Staying on the Fintech vibe I found myself perusing a quarterly research report from Drivewealth yesterday. You’ve probably not heard about this service before but in simple terms this is the platform that powers most of the US free share dealing offers offered by everyone from Revolut to Stake. Crucially if anyone has the data on retail investor flows in the US, its probably Drivewealth. Its also interesting to see what non US investors are buying stateside.

The big question is whether the supposed retail investor boom is a myth or a reality. The answer seems to be reality. According to DriveWealth retail investors have been more active this year – trading on average 10+ times YTD. In 2019, investors traded on average 2.23 times/month while the average US brokerage account trades 2-3 times per year (Source: FDIC report). For Drivewealth YTD the average trade size was ~$145, however this fluctuates widely on a daily basis in the range of ~$95-275. Crucially the big chart below shows just how much trading activity in US shares by retail has shot up in the last few months. What I find interesting is the big jump in fractional shares i.e the ability to be able to buy say a part of an expensive multi hundred dollar stock.

The second table below shows which shares these private investors have been trading. In particular I was fascinated by the Top 20 trades for non-US investors. Alongside the usual FAANGs suspects we have (surprise, surprise) Tesla, Zoom and Virgin Galactic (!?). And Boeing, Coca Cola and Delta Airlines!!??????

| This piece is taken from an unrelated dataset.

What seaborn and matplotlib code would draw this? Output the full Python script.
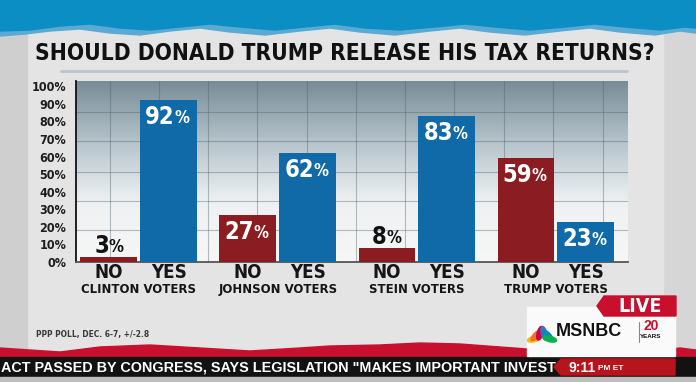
import numpy as np
import pandas as pd
import matplotlib
matplotlib.use("Agg")
import matplotlib.pyplot as plt
from matplotlib import font_manager as fm
from matplotlib.font_manager import FontProperties
from matplotlib.patches import Rectangle, Polygon, Ellipse
from matplotlib.colors import LinearSegmentedColormap
from matplotlib.transforms import Affine2D, blended_transform_factory
from matplotlib.lines import Line2D
import seaborn as sns

# ---------------- data ----------------
groups = ["CLINTON", "JOHNSON", "STEIN", "TRUMP"]
answers = ["NO", "YES"]
no_values = [3, 27, 8, 59]
yes_values = [92, 62, 83, 23]
y_ticks = [0, 10, 20, 30, 40, 50, 60, 70, 80, 90, 100]
title = "SHOULD DONALD TRUMP RELEASE HIS TAX RETURNS?"
source = "PPP POLL, DEC. 6-7, +/-2.8"
ticker = 'ACT PASSED BY CONGRESS, SAYS LEGISLATION "MAKES IMPORTANT INVEST'
clock = "9:11"

df = pd.DataFrame({
    "group": groups * 2,
    "answer": ["NO"] * 4 + ["YES"] * 4,
    "value": no_values + yes_values,
})

sns.set_style("white")
plt.rcParams["font.family"] = ["Liberation Sans", "DejaVu Sans"]


def _wnum(w):
    if isinstance(w, str):
        return fm.weight_dict.get(w, 400)
    return w


def narrow_bold():
    best = None
    for f in fm.fontManager.ttflist:
        st = str(f.stretch)
        narrow = st in ("condensed", "semi-condensed", "extra-condensed") or \
            "Narrow" in f.name or "Condensed" in f.name or "Cond" in f.fname
        if narrow and _wnum(f.weight) >= 600 and f.style == "normal":
            return FontProperties(fname=f.fname)
        if narrow and best is None and f.style == "normal":
            best = f
    if best is not None:
        return FontProperties(fname=best.fname, weight="bold")
    return FontProperties(family="Roboto", weight="bold")


NB = narrow_bold()


def nb(size):
    p = NB.copy()
    p.set_size(size)
    return p


W, H = 696, 382
fig = plt.figure(figsize=(6.96, 3.82), dpi=100)
fig.patch.set_facecolor("#d6d6d6")
T = Affine2D().scale(1 / W, -1 / H).translate(0, 1) + fig.transFigure
renderer = fig.canvas.get_renderer()


def add(p):
    p.set_transform(T)
    fig.add_artist(p)
    return p


def fit(t, width_px):
    bb = t.get_window_extent(renderer)
    t.set_fontsize(t.get_fontsize() * width_px / bb.width)
    return t


# card
add(Rectangle((27, 0), 636, H, color="#e4e4e4", zorder=0))
add(Rectangle((0, 0), 27, H, color="#cfcfcf", zorder=0))

# blue band with torn edge
edge_light = [(0, 36), (25, 34), (50, 31), (80, 29), (110, 33), (140, 35), (170, 31),
              (200, 28), (230, 32), (265, 35), (300, 31), (330, 28), (360, 32), (395, 35),
              (430, 31), (460, 28), (490, 32), (525, 35), (560, 31), (590, 28), (620, 32),
              (655, 35), (680, 31), (696, 33)]
edge_dark = [(0, 31), (30, 30), (60, 26), (90, 24), (120, 28), (150, 30), (180, 27),
             (210, 24), (240, 27), (275, 30), (305, 27), (335, 24), (365, 28), (400, 30),
             (435, 27), (465, 24), (495, 27), (530, 30), (565, 27), (595, 24), (625, 27),
             (660, 30), (685, 27), (696, 28)]
add(Polygon([(0, 0), (W, 0)] + edge_light[::-1], closed=True, color="#5aaad3", zorder=1))
add(Polygon([(0, 0), (W, 0)] + edge_dark[::-1], closed=True, color="#0b8ec4", zorder=1))

# title & underline
tt = fig.text(35, 54, title, transform=T, ha="left", va="center",
              fontproperties=nb(19), color="#111111", zorder=3)
fit(tt, 617)
fig.add_artist(Line2D([61, 627], [70.5, 70.5], transform=T, color="#b7c6d2", lw=2, zorder=3))

# ---------------- chart ----------------
ax = fig.add_axes([76 / W, 1 - 262 / H, 552 / W, 181 / H])
ax.set_zorder(2)

sns.barplot(data=df, x="group", y="value", hue="answer", order=groups,
            hue_order=answers, palette={"NO": "#8b1c21", "YES": "#0f6aa7"},
            width=0.863, gap=0.05, saturation=1, errorbar=None, legend=False,
            ax=ax, zorder=3, linewidth=0)

x0, x1 = -0.453, 3.518
y0, y1 = 0, 103
ax.set_xlim(x0, x1)
ax.set_ylim(y0, y1)

cmap = LinearSegmentedColormap.from_list("bg", ["#788c97", "#b5c3ca", "#eef1f2", "#f7f7f7"])
grad = np.linspace(0, 1, 256).reshape(-1, 1)
ax.imshow(grad, extent=[x0, x1, y0, y1], aspect="auto", cmap=cmap, origin="upper", zorder=0)

for py in [112, 141, 172, 201, 230]:
    ax.axhline(y1 * (262 - py) / 181, color="#4e616b", lw=0.8, alpha=0.4, zorder=1)
for px in [110, 159, 208, 257, 307, 356, 405, 454, 504, 553, 603]:
    ax.axvline(x0 + (px - 76) / 552 * (x1 - x0), color="#4e616b", lw=0.8, alpha=0.4, zorder=1)

ax.set_yticks(y_ticks)
ax.set_yticklabels([f"{t}%" for t in y_ticks], color="#1e1e1e")
for lab in ax.get_yticklabels():
    lab.set_fontproperties(nb(9))
ax.set_xticks([])
ax.tick_params(axis="y", length=0, pad=7)
ax.set_xlabel("")
ax.set_ylabel("")
for s in ["top", "right"]:
    ax.spines[s].set_visible(False)
ax.spines["left"].set_color("#111111")
ax.spines["left"].set_linewidth(1.3)
ax.spines["bottom"].set_color("#555555")
ax.spines["bottom"].set_linewidth(1.3)

bt = blended_transform_factory(ax.transData, ax.transAxes)
centers = {}
for cont, ans in zip(ax.containers, answers):
    vals = no_values if ans == "NO" else yes_values
    for bar, v, g in zip(cont, vals, groups):
        cx = bar.get_x() + bar.get_width() / 2
        centers.setdefault(g, []).append(cx)
        top = bar.get_height()
        n = len(str(v))
        shift = (12 * n - 12) / 2 * 0.72
        if v < 15:
            dy, col = 11 * 0.72, "#111111"
        else:
            dy, col = -17 * 0.72, "white"
        ax.annotate(str(v), (cx, top), xytext=(shift, dy), textcoords="offset points",
                    ha="right", va="center", fontproperties=nb(17), color=col, zorder=5)
        ax.annotate("%", (cx, top), xytext=(shift - 0.4, dy - 0.8), textcoords="offset points",
                    ha="left", va="center", fontproperties=nb(12), color=col, zorder=5)
        ax.text(cx, -0.058, ans, transform=bt, ha="center", va="center",
                fontproperties=nb(13.5), color="#151515", clip_on=False)

glabs = []
for g in groups:
    glabs.append(ax.text(np.mean(centers[g]), -0.152, f"{g} VOTERS", transform=bt, ha="center",
                         va="center", fontproperties=nb(11), color="#151515", clip_on=False))
bb = glabs[0].get_window_extent(renderer)
sc = 114 / bb.width
for gl in glabs:
    gl.set_fontsize(gl.get_fontsize() * sc)

# ---------------- TV chrome ----------------
src = fig.text(36, 335, source, transform=T, ha="left", va="center",
               fontproperties=nb(7), color="#3a3a3a")
fit(src, 113)

red_edge = [(0, 348), (30, 350), (60, 352), (100, 347), (150, 345), (200, 348), (250, 351),
            (300, 348), (330, 346), (380, 345), (420, 343), (460, 344), (500, 347),
            (540, 350), (600, 349), (640, 352), (680, 348), (696, 350)]
add(Polygon(red_edge + [(W, 358), (0, 358)], closed=True, color="#c8102e", zorder=4))
add(Rectangle((0, 357), W, 20, color="#121212", zorder=5))
add(Rectangle((0, 377), W, 5, color="#bdbdbd", zorder=5))
tk = fig.text(1, 367, ticker, transform=T, ha="left", va="center", fontsize=11,
              fontweight="bold", color="white", zorder=6)
fit(tk, 552)

add(Polygon([(561, 359), (675, 359), (675, 375), (561, 375), (554, 367)], closed=True,
            color="#b8141e", zorder=7))
fig.text(596, 367.5, clock, transform=T, ha="right", va="center", fontsize=10,
         fontweight="bold", color="white", zorder=8)
fig.text(598, 368.5, "PM ET", transform=T, ha="left", va="center", fontsize=6,
         fontweight="bold", color="white", zorder=8)

# logo box
add(Rectangle((527, 307), 148, 49, color="#fafafa", zorder=6))
add(Polygon([(604, 296), (676, 296), (676, 316), (604, 316), (597, 306)], closed=True,
            color="#c8102e", zorder=7))
fig.text(640, 306.5, "LIVE", transform=T, ha="center", va="center",
         fontproperties=nb(14), color="white", zorder=8)
fig.text(556, 332, "MSNBC", transform=T, ha="left", va="center", fontsize=13,
         fontweight="bold", color="#111111", zorder=8)
fig.text(651, 326, "20", transform=T, ha="center", va="center", fontsize=10,
         fontweight="bold", color="#c8102e", zorder=8)
fig.text(651, 337, "YEARS", transform=T, ha="center", va="center", fontsize=4.5,
         fontweight="bold", color="#111111", zorder=8)
fig.add_artist(Line2D([639, 639], [322, 342], transform=T, color="#888888", lw=0.8, zorder=8))
feathers = ["#fcb711", "#f37021", "#cc004c", "#6460aa", "#0089d0", "#0db14b"]
for i, c in enumerate(feathers):
    ang = -75 + i * 30
    th = np.deg2rad(ang)
    cxp, cyp = 542 + 8 * np.sin(th), 341 - 8 * np.cos(th)
    add(Ellipse((cxp, cyp), 5.5, 14, angle=-ang, color=c, zorder=8))

fig.savefig("out.png", dpi=100, facecolor=fig.get_facecolor())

Last but by no means least worth noting that SEEIT, the energy efficiency fund which I highlighted the week before last has decided to increase “ the size of the Initial Issue [ of its placing] from gross proceeds of £60 million to £110 million … the Initial Issue will result in the issue of 105,769,231 New Ordinary Shares at the Issue Price of 104 pence per share.”

This is I think very interesting. Many investment trust types have worried that capital fund raising might prove difficult in these turbulent markets, but SEEIT shows that for the right fund, raising new money shouldn’t be a challenge. Expect to see a last summer dash for fund raising as every other fund in this broad infra income fund space takes note.